Pearls From Big Data

We generate more information than we can understand. From biometric tracking devices, heart rate monitors, step counters, sleep, and mood trackers–we are flooded. Medical charts are full of detailed notes about symptoms, treatments, and the timing of interventions, often with years worth of data. Even in a well-planned randomized control trial, with a lot of factors controlled, the advantage of one intervention over another can often be quite subtle. In daily life, especially in mental health, the benefit of one intervention over another gets easily lost. Did those supplements you took for a month change anything?
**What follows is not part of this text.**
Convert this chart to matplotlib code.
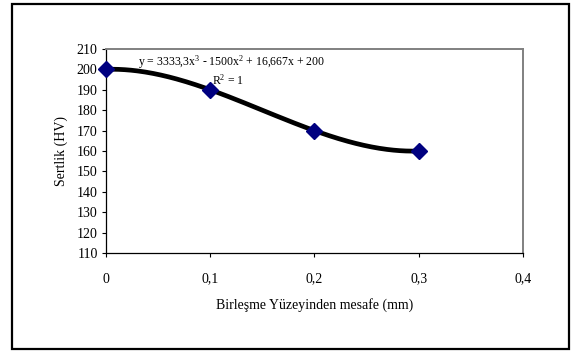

For years I have wondered what patterns exist in my data that I am unaware of. And the same is true for my patients. Is it better to exercise in the morning or the afternoon? Sleep seven hours or aim for eight? Did the ashwagandha supplements I took for a month improve anything? Did meditating daily for 10 minutes have any effect on my anxiety? My sleep? Or, in my work–does a given patient tend to do better with one antidepressant than another? Does increased sleep or socialization play a bigger role in overall mood?

Too much data. Lost associations. Currently, research-level statistics would be required to tease out these nuances. The data is there. It’s just not practical to aggregate, analyze and extract cause and effects yet.

I have always been into biometrics for both myself personally as well as my patients, and I approach my charts as a coder. I take consistent notes on regular data points with each visit, mood, anxiety, sleep, impulse control, and cognition/learning ability (MASEIC for short). My hope has always been that one day, secure AI analytics could be applied to my large patient data set. The aim would be to find patterns and associations that I have missed. To tell me more about what works and what doesn’t, or what works better.

Until GPT-4 starts listening, or we start measuring heart rate, skin conductivity, speech rate, and tone during visits, I’ll stick to keeping good notes for later analysis. In the case of AI, more data is not a problem.

Will We Listen?

For the fuzzy field of psychiatry, pattern recognition will be a gold mine. Artificial Intelligence will serve as a powerful tool in a field where so much information is subjective, variable, and multifactorial. But will we listen to the results or suggestions?

Awareness may be key, as we all notice our speed as we drive past a “your speed is” sign. The hope is that with better objective feedback and clearer causality, we will be more motivated toward healthy behaviors. For practitioners, this may provide added support for choosing one intervention over another and provide objective feedback on progress and change.

It might take AI to show you that you are objectively and reliably happier if you spend time with friends, get to bed an hour earlier, exercise more, and stop eating after sunset. These interventions will be more actionable and “sticky” when an AI analysis actually confirms they are working and shows you the data to back it up.

Like a blood pressure reading or ECG, AI may finally provide some valuable metrics to the otherwise fuzzy art of psychiatry and mental health, which has always been missing objective metrics and tests.